Now you can check out the recommendations for an item (must be an item that has events):

curl -H "Content-Type: application/json" -d '{ "items": ["i11"], "num": 4 }' -k http://<YOUR HEROKU APP NAME>.herokuapp.com/queries.json

Check out the source and local dev instructions for this example engine.

Let me know if you have any questions or problems. Happy ML’ing!

  • holografix

    Fantastic work James, I’m trying to get Prediction.io running locally as per their installation instructions and I’m struggling to get the Classification template working – I keep getting an unresolved dependency issue with io itself.
    Any hints on replicating what you’ve done here but instead for the Classification engine? My goal is to have it running on Heroku as well of course.

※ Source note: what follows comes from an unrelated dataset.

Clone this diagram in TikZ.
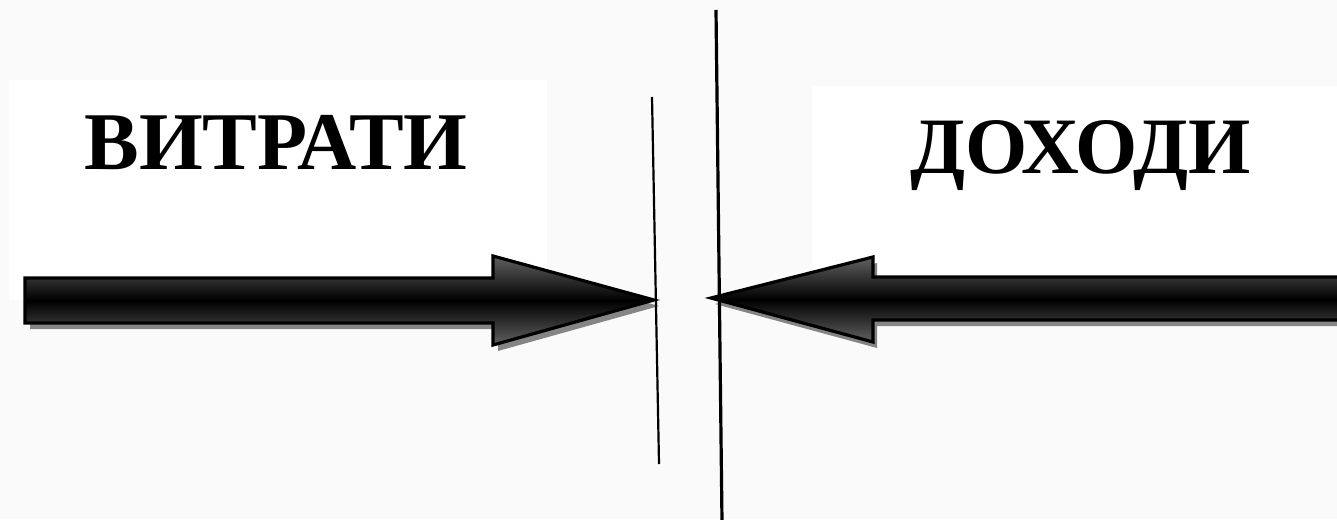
\documentclass[tikz,border=0pt]{standalone}
\usepackage{fontspec}
\setmainfont{Liberation Serif}
\usetikzlibrary{calc}
\begin{document}
\begin{tikzpicture}[x=0.5pt,y=-0.5pt,
  bg/.style={fill=black!1.8,draw=none},
  whitebox/.style={fill=white,draw=none},
  label/.style={inner sep=0pt,anchor=base,font=\fontsize{41}{48}\selectfont\bfseries},
  arrowshadow/.style={fill=black!48,draw=none},
  blockarrow/.style={draw=black,line width=1.6pt,line join=miter,top color=black!62,bottom color=black!62,middle color=black},
  divider/.style={draw=black,line cap=butt}]
\useasboundingbox (0,0) rectangle (1337,519);
\fill[bg] (0,0) rectangle (1337,519);
\fill[whitebox] (9,80) rectangle (547,300);
\fill[whitebox] (812,86) rectangle (1337,300);
% labels
\node[label] (costs) at (276,169) {ВИТРАТИ};
\node[label,font=\fontsize{40}{47}\selectfont\bfseries] (income) at (1081,173) {ДОХОДИ};
% tips
\coordinate (ltip) at (654,300);
\coordinate (rtip) at (711,298);
% left arrow shadow + arrow
\fill[arrowshadow] (30,284) -- (498,284) -- (498,262) -- ($(ltip)+(5,6)$) -- (498,351) -- (498,329) -- (30,329) -- cycle;
\path[blockarrow] (25,278) -- (493,278) -- (493,256) -- (ltip) -- (493,345) -- (493,323) -- (25,323) -- cycle;
% right arrow shadow + arrow
\fill[arrowshadow] (1345,283) -- (877,283) -- (877,263) -- ($(rtip)+(4,6)$) -- (877,348) -- (877,326) -- (1345,326) -- cycle;
\path[blockarrow] (1345,277) -- (873,277) -- (873,257) -- (rtip) -- (873,342) -- (873,320) -- (1345,320) -- cycle;
% dividers
\coordinate (d1t) at (652,97);
\coordinate (d1b) at (659,464);
\coordinate (d2t) at (716,10);
\coordinate (d2b) at (722,522);
\draw[divider,line width=1.1pt] (d1t) -- (d1b);
\draw[divider,line width=1.6pt] (d2t) -- (d2b);
\end{tikzpicture}
\end{document}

    • Sorry I missed this comment! It is a bit tricky to fit the out-of-the-box templates into the format I’m using here. I think the PIO team is working on making this easier over time. Until then you should be able to take the actual engine code and merge it with my engine project. If you use IntelliJ it should make that a bit easier. Let me know if I can help!

  • Mehdi

    Hello,
    I tried to follow the steps. in step 1, I am asked to provide config variable required field. I don’t see which values should be set.
    Is it possible to explain how I can found these values.
    Thank you in advance,
    Mehdi

    • Hi Mehdi,

      Sorry for the hassles. There are a lot of pieces that need to fit together with this one and I’m sure my instructions could be better! Is this for the engine app? If so, here are the values you need:
      ACCESS_KEY & APP_NAME = These should have been created in a previous step. They comes from the event server.

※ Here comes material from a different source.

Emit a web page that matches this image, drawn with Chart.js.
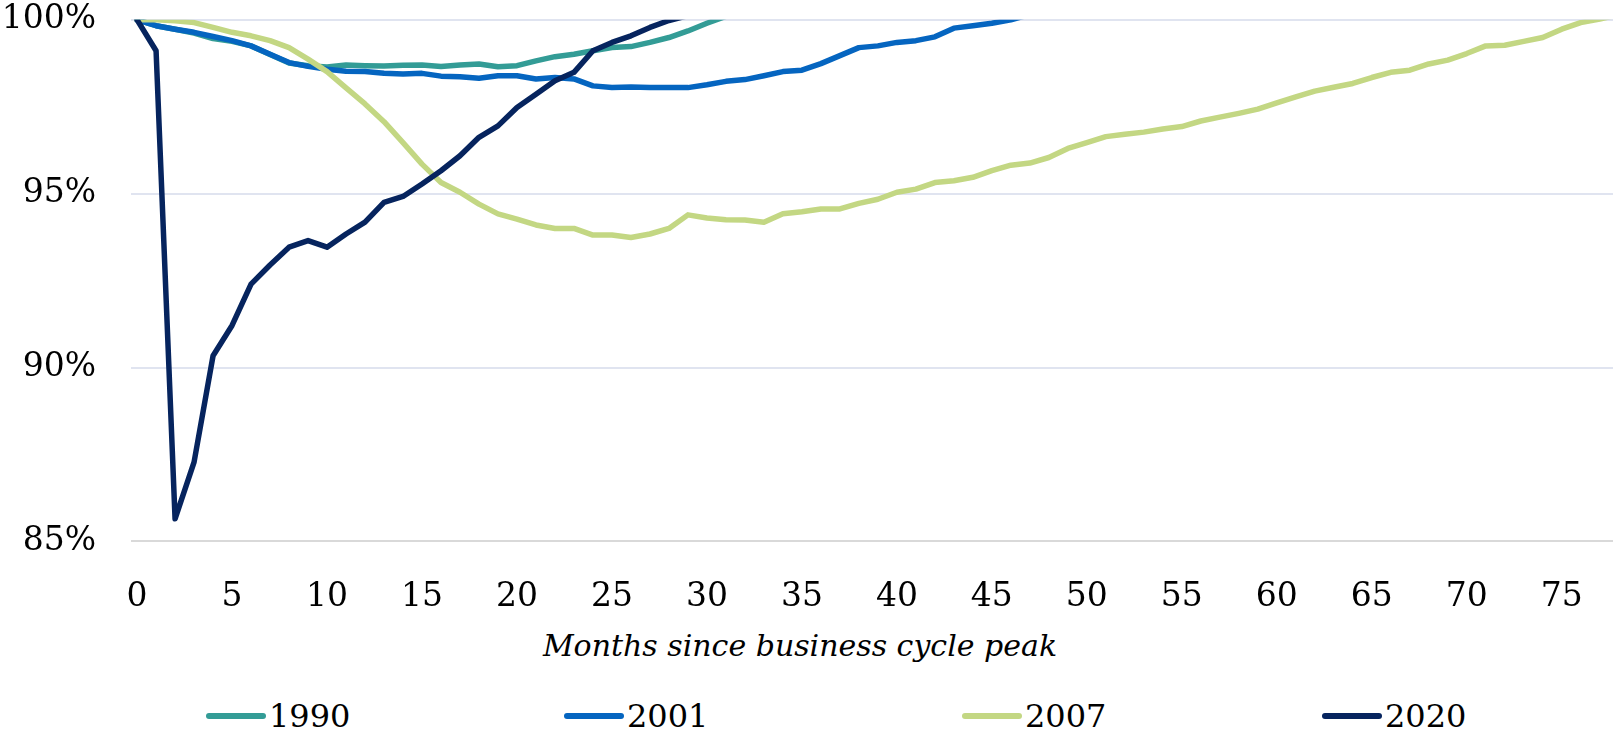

      EVENT_SERVER_IP = The server name of the event server, like: foobar.herokuapp.com

      EVENT_SERVER_PORT = Just use “80” for the port since I’m not sure it works with https.

      Let me know if that helps.

      -James

      • Mehdi

        Hi James,

        Thank you for your help, I was able to create a engine server. I reach the step 3 : Train the app, I got an error “[ERROR] [Common$] Invalid app name application-mehdi”
        I tried to change the variable APP_NAME in the engine server but I got the same error:
        “[ERROR] [Common$] Invalid app name eventserver-mehdi”.

        Mehdi

        • Can you do:
          heroku run -a console app list

          That should give you the app name you need to use in the engine.

          • Mehdi

            Hi James,

            Thank you for your feedback. I tried with the name from CLI you indicated but still give the error. I guess I have to redo one more time the all process I probably have missed one step.

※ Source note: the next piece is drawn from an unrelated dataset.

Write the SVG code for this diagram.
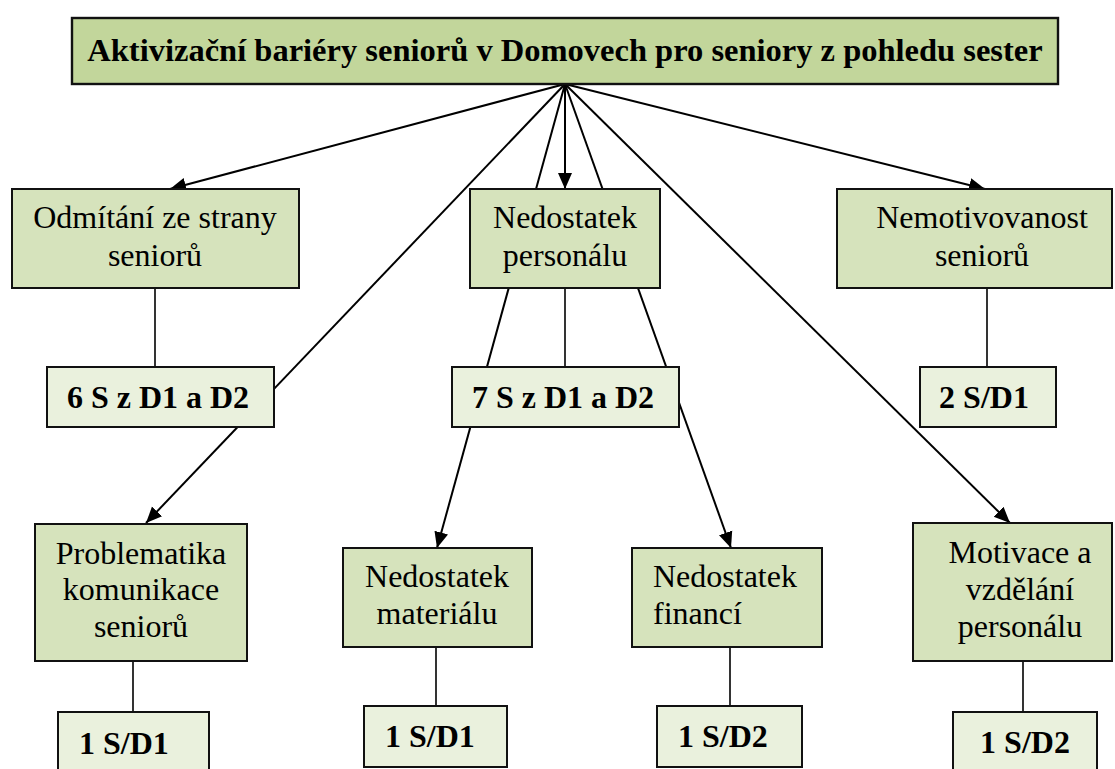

            Thank you a lot for your support, great job with PredictionIO

            Mehdi

          • Maybe the problem is actually due to one of the config vars being wrong. If you go to your engine app in https://dashboard.heroku.com you can go to the app settings and check that they are correct.

  • @jlward4th:disqus What Heroku Dynos are you using ? I am trying to experiment which runs fine on my local machine but on heroku the build fails with memory exception .Are you running this on a free dyno or a performance dyno?

    • I think it worked fine on a regular dyno but I had to change the stack size: https://github.com/jamesward/pio-engine-heroku/blob/master/app.json#L23

      That should have been done automatically if you deployed via Heroku Button.

      • Thanks @jlward4th:disqus . I guess I am using one of the standard templates and the engine code that you have and one that comes OOB from the PredictionIO is different .Also the buildpack instructions says it requires perfomance dynos .

        • Ah. Yeah, if you are using the PIO Buildpack then you will need to do things differently.